Jakarta, Aktual.com – Direktur Eksekutif Celgor (Center for Local Government Reform) Budi Mulyawan mengatakan, mendukung Gubernur DKI Basuki Tjahaja Purnama (Ahok), sama saja mendukung rusaknya tata kenegaraan di Indonesia.

Menurut dia, ada empat aspek yang dirusak selama kepemimpinan Ahok di DKI Jakarta.

Pertama, rusaknya aspek cita- cita Proklamasi untuk membangun manusia Indonesia seutuhnya dan visi kemanusiaan. “Ahok tidak punya visi itu,” ucap Budi, saat dihubungi Aktual.com, di Jakarta, Senin (23/5).

Itu bisa terlihat dari sistem pendidikan di DKI yang tidak jelas pembangunannya, penggusuran warga miskin tanpa memberi solusi, dan semakin memarjinalkan penduduk Jakarta.

Kedua, Ahok bertentangan dengan Demokrasi Pancasila yang mengutamakan politik santun dan beradab untuk memelihara persatuan bangsa.

Sedangkan Ahok, kata dia, tidak melakukan kebijakan ke arah itu, tapi malah lakukan perpecahan. Ahok juga dianggapnya tidak bisa memberi contoh sebagai pemimpin yang baik dan benar.

Ketiga, Ahok merusak sistem administrasi negara. Dituturkan Budi, aspek itu bisa dilihat dari ‘kegemaran ‘Ahok’ mengacak-acak sistem keuangan negara. Dengan pembangunan di DKI yang dananya tidak bersumber dari APBD dan memilih menggunakan sumber-sumber lain hasil ‘malak’ korporasi. Misal lewat pungutan koefisien lantai bangunan (KLB), kewajiban tambahan pengembang reklamasi.

Ahok, ujar dia, melakukan semua itu tanpa berkonsultasi dengan DPRD DKI. Memungut dan menggunakan dana-dana swasta dengan membuat Peraturan Gubernur (Pergub). Alhasil, proyek yang digarap dan jumlah uang yang dikumpulkan pun hanya Ahok yang tahu, karena tidak diputuskan bersama DPRD.

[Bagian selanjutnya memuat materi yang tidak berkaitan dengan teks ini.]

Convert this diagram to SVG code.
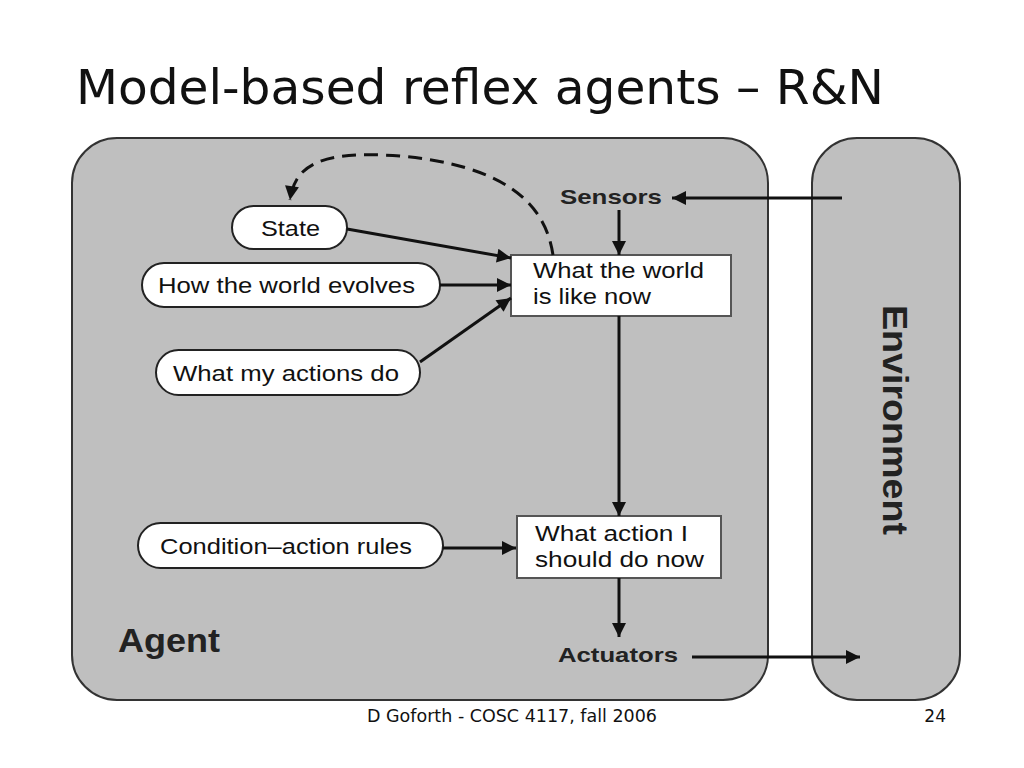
<svg xmlns="http://www.w3.org/2000/svg" width="1024" height="768" viewBox="0 0 1024 768">
<defs>
<marker id="ahb" viewBox="0 0 10 10" refX="10" refY="5" markerWidth="22" markerHeight="14" markerUnits="userSpaceOnUse" orient="auto">
<path d="M0,0 L10,5 L0,10 z" fill="#111"/>
</marker>
</defs>
<style>
.panel{fill:#bfbfbf;stroke:#333;stroke-width:2}
.pill{fill:#fff;stroke:#222;stroke-width:2}
.box{fill:#fff;stroke:#555;stroke-width:2}
.lbl{font-family:"Liberation Sans",Arial,sans-serif;font-size:22px;fill:#111}
.bold{font-family:"Liberation Sans",Arial,sans-serif;font-weight:bold;fill:#222}
.edge{stroke:#111;stroke-width:3;fill:none;marker-end:url(#ahb)}
</style>
<rect width="1024" height="768" fill="#fff"/>
<text x="76" y="104" font-family="DejaVu Sans, sans-serif" font-size="48" fill="#111" textLength="808" lengthAdjust="spacingAndGlyphs">Model-based reflex agents – R&amp;N</text>

<g id="agent">
<rect class="panel" x="72" y="138" width="696" height="562" rx="45" ry="45"/>
<text class="bold" x="118" y="652" font-size="33" textLength="102" lengthAdjust="spacingAndGlyphs">Agent</text>
</g>
<g id="environment">
<rect class="panel" x="812" y="138" width="148" height="562" rx="45" ry="45"/>
<text class="bold" font-size="35" transform="translate(883,420) rotate(90)" text-anchor="middle" textLength="230" lengthAdjust="spacingAndGlyphs">Environment</text>
</g>
<g id="sensors"><text class="bold" x="560" y="204" font-size="21" textLength="102" lengthAdjust="spacingAndGlyphs">Sensors</text></g>
<g id="actuators"><text class="bold" x="558" y="662" font-size="21" textLength="120" lengthAdjust="spacingAndGlyphs">Actuators</text></g>

<g id="state">
<rect class="pill" x="232" y="206" width="115" height="43" rx="21.5"/>
<text class="lbl" x="261" y="236" textLength="59" lengthAdjust="spacingAndGlyphs">State</text>
</g>
<g id="how-world-evolves">
<rect class="pill" x="142" y="263" width="298" height="44" rx="22"/>
<text class="lbl" x="158" y="293" textLength="257" lengthAdjust="spacingAndGlyphs">How the world evolves</text>
</g>
<g id="what-my-actions-do">
<rect class="pill" x="156" y="350" width="264" height="45" rx="22.5"/>
<text class="lbl" x="173" y="381" textLength="226" lengthAdjust="spacingAndGlyphs">What my actions do</text>
</g>
<g id="condition-action-rules">
<rect class="pill" x="138" y="523" width="305" height="45" rx="22.5"/>
<text class="lbl" x="160" y="554" textLength="252" lengthAdjust="spacingAndGlyphs">Condition–action rules</text>
</g>
<g id="world-now">
<rect class="box" x="511" y="255" width="220" height="61"/>
<text class="lbl" x="533" y="278" textLength="171" lengthAdjust="spacingAndGlyphs">What the world</text>
<text class="lbl" x="533" y="304" textLength="118" lengthAdjust="spacingAndGlyphs">is like now</text>
</g>
<g id="action-now">
<rect class="box" x="517" y="516" width="204" height="62"/>
<text class="lbl" x="535" y="541" textLength="153" lengthAdjust="spacingAndGlyphs">What action I</text>
<text class="lbl" x="535" y="567" textLength="169" lengthAdjust="spacingAndGlyphs">should do now</text>
</g>

<g id="connectors">
<path class="edge" d="M842,198 L672,198"/>
<path class="edge" d="M619,210 L619,255"/>
<path class="edge" d="M347,229 L511,258"/>
<path class="edge" d="M440,285 L511,285"/>
<path class="edge" d="M420,362 L511,298"/>
<path class="edge" d="M619,316 L619,516"/>
<path class="edge" d="M443,548 L516,548"/>
<path class="edge" d="M619,578 L619,637"/>
<path class="edge" d="M692,657 L860,657"/>
<path d="M553,255 C545,200 500,165 400,156 C320,150 295,165 290,200" fill="none" stroke="#111" stroke-width="3" stroke-dasharray="14,8" marker-end="url(#ahb)"/>
</g>

<text x="367" y="722" font-family="DejaVu Sans, sans-serif" font-size="17" fill="#111" textLength="290" lengthAdjust="spacingAndGlyphs">D Goforth - COSC 4117, fall 2006</text>
<text x="946" y="722" font-family="DejaVu Sans, sans-serif" font-size="17" fill="#111" text-anchor="end">24</text>
</svg>
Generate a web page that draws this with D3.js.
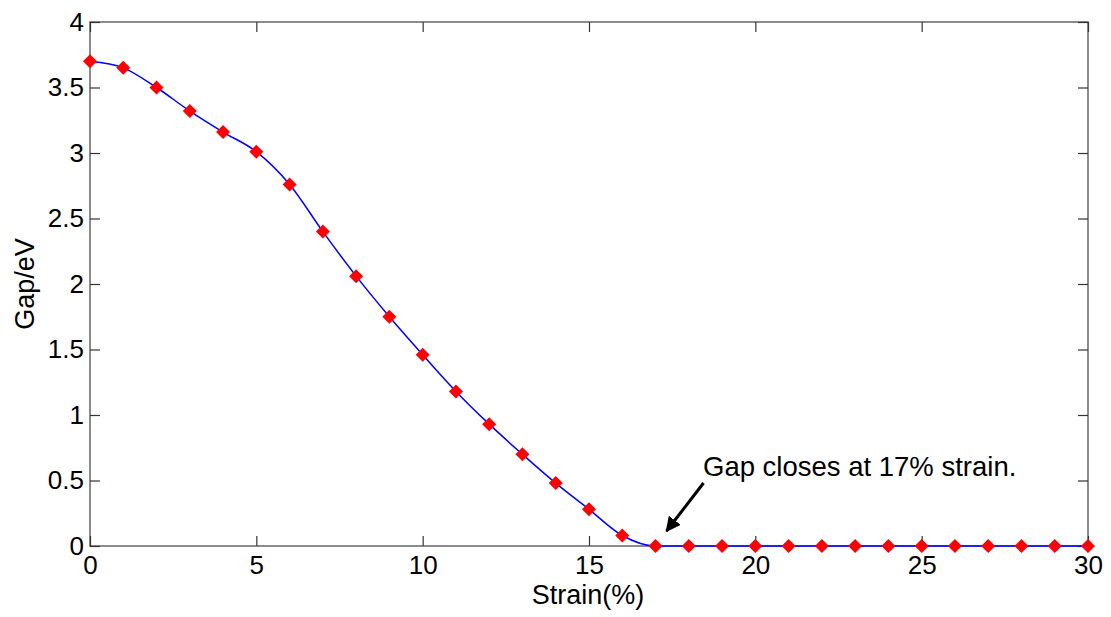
<!DOCTYPE html>
<html>
<head>
<meta charset="utf-8">
<script src="https://cdn.jsdelivr.net/npm/d3@7"></script>
<style>
  body { margin: 0; background: #fff; }
  text { font-family: Arial, "Liberation Sans", sans-serif; }
</style>
</head>
<body>
<svg id="chart" width="1111" height="617"></svg>
<script>
// data
var strain = [0, 1, 2, 3, 4, 5, 6, 7, 8, 9, 10, 11, 12, 13, 14, 15, 16, 17, 18, 19, 20, 21, 22, 23, 24, 25, 26, 27, 28, 29, 30];
var gap = [3.70, 3.65, 3.50, 3.32, 3.16, 3.01, 2.76, 2.40, 2.06, 1.75, 1.46, 1.18, 0.93, 0.70, 0.48, 0.28, 0.08,
           0, 0, 0, 0, 0, 0, 0, 0, 0, 0, 0, 0, 0, 0];
var xTicks = [0, 5, 10, 15, 20, 25, 30];
var yTicks = [0, 0.5, 1, 1.5, 2, 2.5, 3, 3.5, 4];
var note = 'Gap closes at 17% strain.';
var noteAt = 17;

// plot box (note: "top" is a window global, so use other names)
var plotL = 90, plotR = 1088, plotT = 22, plotB = 546;
var fontSize = 26;

var svg = d3.select('#chart');

var x = d3.scaleLinear().domain([0, 30]).range([plotL, plotR]);
var y = d3.scaleLinear().domain([0, 4]).range([plotB, plotT]);

// frame
svg.append('rect')
  .attr('x', plotL).attr('y', plotT)
  .attr('width', plotR - plotL).attr('height', plotB - plotT)
  .attr('fill', 'none').attr('stroke', '#666').attr('stroke-width', 1.5);

function styleAxis(g) {
  g.select('.domain').remove();
  g.selectAll('.tick line').attr('stroke', '#333').attr('stroke-width', 1.2);
  g.selectAll('.tick text').attr('fill', '#000')
    .style('font-size', fontSize + 'px')
    .style('font-family', 'Arial, "Liberation Sans", sans-serif');
}

// bottom axis, ticks pointing in
svg.append('g')
  .attr('transform', 'translate(0,' + plotB + ')')
  .call(d3.axisBottom(x).tickValues(xTicks).tickSize(-10).tickPadding(10).tickFormat(d3.format('d')))
  .call(styleAxis);

// top axis ticks only
svg.append('g')
  .attr('transform', 'translate(0,' + plotT + ')')
  .call(d3.axisTop(x).tickValues(xTicks).tickSize(-10).tickFormat(''))
  .call(styleAxis);

// left axis
svg.append('g')
  .attr('transform', 'translate(' + plotL + ',0)')
  .call(d3.axisLeft(y).tickValues(yTicks).tickSize(-10).tickPadding(6).tickFormat(d3.format('')))
  .call(styleAxis);

// right axis ticks only
svg.append('g')
  .attr('transform', 'translate(' + plotR + ',0)')
  .call(d3.axisRight(y).tickValues(yTicks).tickSize(-10).tickFormat(''))
  .call(styleAxis);

// axis titles
svg.append('text')
  .attr('x', 588).attr('y', 604)
  .attr('text-anchor', 'middle')
  .style('font-size', '27px')
  .text('Strain(%)');

svg.append('text')
  .attr('transform', 'translate(34,' + (plotT + plotB) / 2 + ') rotate(-90)')
  .attr('text-anchor', 'middle')
  .style('font-size', '27px')
  .text('Gap/eV');

// data line
var pts = strain.map(function(s, i) { return [s, gap[i]]; });
var line = d3.line()
  .x(function(d) { return x(d[0]); })
  .y(function(d) { return y(d[1]); })
  .curve(d3.curveMonotoneX);

svg.append('path')
  .datum(pts)
  .attr('d', line)
  .attr('fill', 'none')
  .attr('stroke', '#0000ff')
  .attr('stroke-width', 1.5);

// diamond markers
var diamond = d3.symbol().type(d3.symbolSquare).size(98);
svg.selectAll('.mark')
  .data(pts)
  .enter().append('path')
  .attr('class', 'mark')
  .attr('transform', function(d) { return 'translate(' + x(d[0]) + ',' + y(d[1]) + ') rotate(45)'; })
  .attr('d', diamond)
  .attr('fill', '#ff0000');

// annotation
svg.append('defs').append('marker')
  .attr('id', 'head')
  .attr('viewBox', '0 0 10 10')
  .attr('refX', 9).attr('refY', 5)
  .attr('markerWidth', 5).attr('markerHeight', 5)
  .attr('orient', 'auto')
  .append('path')
  .attr('d', 'M0,0 L10,5 L0,10 z')
  .attr('fill', '#000');

svg.append('line')
  .attr('x1', x(noteAt) + 48).attr('y1', 483)
  .attr('x2', x(noteAt) + 11).attr('y2', y(0) - 15)
  .attr('stroke', '#000').attr('stroke-width', 3)
  .attr('marker-end', 'url(#head)');

svg.append('text')
  .attr('x', 703).attr('y', 476)
  .style('font-size', '27.5px')
  .text(note);
</script>
</body>
</html>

“Ketika pakai sistem pergub, maka pembangunan di Jakarta jadi sangat subyektif menurut Ahok saja. Fungsi kontrol DPRD jadi lemah. Meskipun cara ini legal, tapi kalau semua Pemda pakai cara begini, hancur ini sistem administrasi negara,” ucap dia.

Diingatkan dia, pembangunan itu bukan asal cepat, tapi juga harus benar. Dan DPRD DKI, mau tidak mau adalah representasi rakyat Jakarta. Karena pembangunan harusnya demi kepentingan rakyat, maka dewan harus dilibatkan dalam pembangunan. “Ngga bisa main sendiri sebagai kepala daerah,” ucap dia.

Kalau pun alasan Ahok lalu lakukan itu karena menuding DPRD sarang korupsi, itu soal lain. “Korupsi bukan hanya terjadi di DPRD. Sekarang KPK saja bisa diindikasikan sarang korup. Itu bukan alasan untuk menihilkan sistem politik di Indonesia,” ucap dia.

Keempat, Ahok merusak sistem tata negara. Salah satu indikatornya, Ahok kerap membuat penafsiran hukum sendiri. Misal dengan menyebut BPK salah di urusan Sumber Waras. Lalu kasus terbaru, Ahok lakukan pembenaran dengan istilah ‘diskresi’ untuk memungut kontribusi tambahan dari pengembang di proyek reklamasi.

“Membuat perjanjian sendiri tanpa payung hukum yang jelas dengan alasan gubernur punya hak diskresi, masa kepala daerah bisa lakukan hal begini? Bisa bubar negara ini kalau semua meniru Ahok, semua dengan pembenaran diskresi nantinya,” ujar dia.